What is being asked
The lines to extract run from the start of the records through the line with "import math", both ends included; drop the pictures.

>> Start Provided records

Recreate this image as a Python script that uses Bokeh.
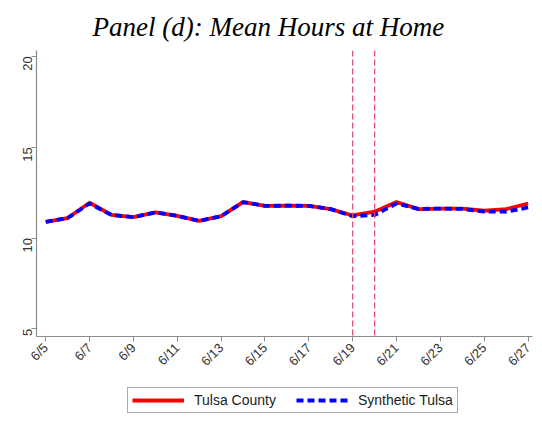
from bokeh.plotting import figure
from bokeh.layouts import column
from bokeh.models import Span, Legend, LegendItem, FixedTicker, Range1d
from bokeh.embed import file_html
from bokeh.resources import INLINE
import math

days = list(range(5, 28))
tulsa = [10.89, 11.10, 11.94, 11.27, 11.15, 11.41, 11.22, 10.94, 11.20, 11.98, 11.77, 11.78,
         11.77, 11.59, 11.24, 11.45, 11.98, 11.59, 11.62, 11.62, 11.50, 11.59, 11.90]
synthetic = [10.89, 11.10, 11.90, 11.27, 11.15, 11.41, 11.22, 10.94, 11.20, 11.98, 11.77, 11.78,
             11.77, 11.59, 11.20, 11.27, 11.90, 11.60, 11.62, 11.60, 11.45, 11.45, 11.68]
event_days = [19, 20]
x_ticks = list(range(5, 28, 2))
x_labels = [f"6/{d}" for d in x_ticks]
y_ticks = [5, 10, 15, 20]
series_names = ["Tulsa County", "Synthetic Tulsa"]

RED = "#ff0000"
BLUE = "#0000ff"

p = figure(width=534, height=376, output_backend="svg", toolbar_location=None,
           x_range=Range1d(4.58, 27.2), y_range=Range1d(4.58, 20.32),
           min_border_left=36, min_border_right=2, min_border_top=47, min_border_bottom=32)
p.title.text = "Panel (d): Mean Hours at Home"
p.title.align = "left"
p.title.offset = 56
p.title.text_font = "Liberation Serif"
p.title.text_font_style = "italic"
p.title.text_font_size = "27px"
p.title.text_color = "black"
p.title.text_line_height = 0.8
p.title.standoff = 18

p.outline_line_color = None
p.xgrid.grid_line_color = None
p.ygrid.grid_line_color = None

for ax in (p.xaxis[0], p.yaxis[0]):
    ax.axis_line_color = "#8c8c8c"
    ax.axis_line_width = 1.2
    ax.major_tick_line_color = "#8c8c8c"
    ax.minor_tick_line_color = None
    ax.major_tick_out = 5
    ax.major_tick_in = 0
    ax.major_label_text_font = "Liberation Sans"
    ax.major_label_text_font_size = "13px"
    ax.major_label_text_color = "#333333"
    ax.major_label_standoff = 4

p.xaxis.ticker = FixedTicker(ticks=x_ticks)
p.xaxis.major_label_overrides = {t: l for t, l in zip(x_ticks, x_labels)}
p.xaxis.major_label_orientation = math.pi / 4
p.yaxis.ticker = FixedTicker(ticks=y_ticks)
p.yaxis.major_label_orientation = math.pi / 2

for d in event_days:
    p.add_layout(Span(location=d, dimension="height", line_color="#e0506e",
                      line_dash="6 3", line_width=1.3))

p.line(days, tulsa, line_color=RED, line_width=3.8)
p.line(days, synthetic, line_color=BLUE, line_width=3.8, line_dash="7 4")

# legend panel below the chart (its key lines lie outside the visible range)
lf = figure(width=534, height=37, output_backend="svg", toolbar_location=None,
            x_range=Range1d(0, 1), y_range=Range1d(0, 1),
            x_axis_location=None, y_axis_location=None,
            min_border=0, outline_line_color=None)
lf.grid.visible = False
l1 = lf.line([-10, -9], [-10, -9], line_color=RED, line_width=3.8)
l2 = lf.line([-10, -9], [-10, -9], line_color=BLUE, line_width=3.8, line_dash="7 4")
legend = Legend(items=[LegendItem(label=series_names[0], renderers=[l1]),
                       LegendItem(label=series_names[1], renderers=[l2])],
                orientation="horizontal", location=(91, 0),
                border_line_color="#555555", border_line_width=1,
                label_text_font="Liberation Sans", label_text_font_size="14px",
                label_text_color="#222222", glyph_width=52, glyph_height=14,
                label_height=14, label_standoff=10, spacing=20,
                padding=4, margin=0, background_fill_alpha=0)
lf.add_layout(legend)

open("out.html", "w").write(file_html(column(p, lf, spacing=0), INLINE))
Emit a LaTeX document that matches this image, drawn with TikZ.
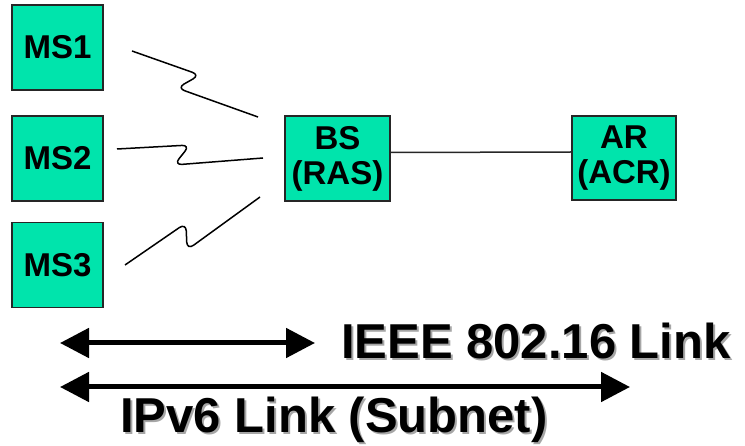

>> End Provided records

Task output
Recreate this image as a Python script that uses Bokeh.
from bokeh.plotting import figure
from bokeh.layouts import column
from bokeh.models import Span, Legend, LegendItem, FixedTicker, Range1d
from bokeh.embed import file_html
from bokeh.resources import INLINE
import math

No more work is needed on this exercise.